A recipient of teaching awards from the American Musicological Society and the UNC Charlotte College of Arts + Architecture, Dr. Grymes has introduced his pedagogical innovations at national conferences hosted by the American Musicological Society, Association for Technology in Music Instruction, College Music Society, National Association of Schools of Music, and National Symposium on Music Instruction Technology. His writings on the pedagogy of music history and appreciation have appeared in “Pop-Culture Pedagogy in the Music Classroom” (Scarecrow Press) and the Journal of Music History Pedagogy.
Dr. Grymes is Professor of Musicology at UNC Charlotte, where he is an affiliate faculty member in the Department of History and in the Holocaust, Genocide, & Human Rights Studies program. His undergraduate students at UNC Charlotte regularly present research they conduct under his mentorship at the UNC Charlotte Undergraduate Research Conference, earning prizes such as the Arts & Design Oral Presentation Award, the Honors College Award for Arts & Humanities, and the Atkins Library Undergraduate Research Award for Arts/Architecture/Humanities. His students have also presented papers at the State of North Carolina Undergraduate Research & Creativity Symposium, as well as at peer-reviewed venues such as the National Conference on Undergraduate Research, the Mid-Atlantic Chapter of the College Music Society, and the Southeast Chapter of the American Musicological Society.
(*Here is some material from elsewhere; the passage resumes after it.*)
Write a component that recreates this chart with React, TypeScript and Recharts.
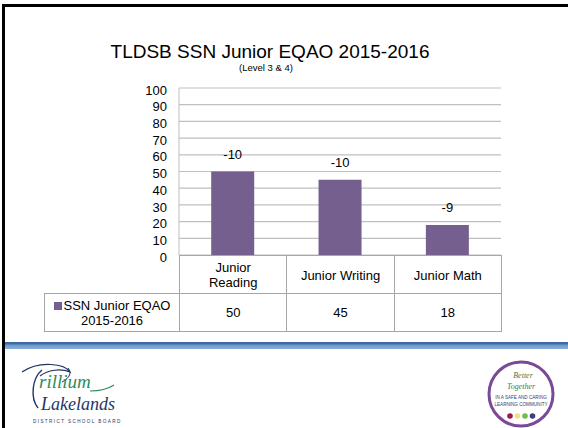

They have published their research in peer-reviewed journals such as Explorations: The Journal of Undergraduate Research and Creative Activities for the State of North Carolina, the Journal of Undergraduate Research and Scholarly Excellence, and the undergraduate musicology journal Musical Offerings. A number of Dr. Grymes’s students have matriculated to graduate school in fields such as musicology, music theory, and library science.
Dr. Grymes holds a baccalaureate degree in music education from Virginia Commonwealth University and a master’s degree in music performance (bassoon) from The Florida State University. While a graduate student at Florida State, Dr. Grymes was a member of Albany (GA) and Tallahassee Symphony Orchestras and played professionally throughout the southeast, including performances with the Alabama and Jacksonville Symphony Orchestras. Dr. Grymes also earned an M.M. in Musicology, a Certificate in Early Music, and a Ph.D. in Musicology from Florida State, where he taught courses in bassoon, music appreciation, music literature, and music history. Florida State has recognized his contributions to the field of musicology with a Faculty Citation for Distinguished Achievement in Scholarly Research in Music.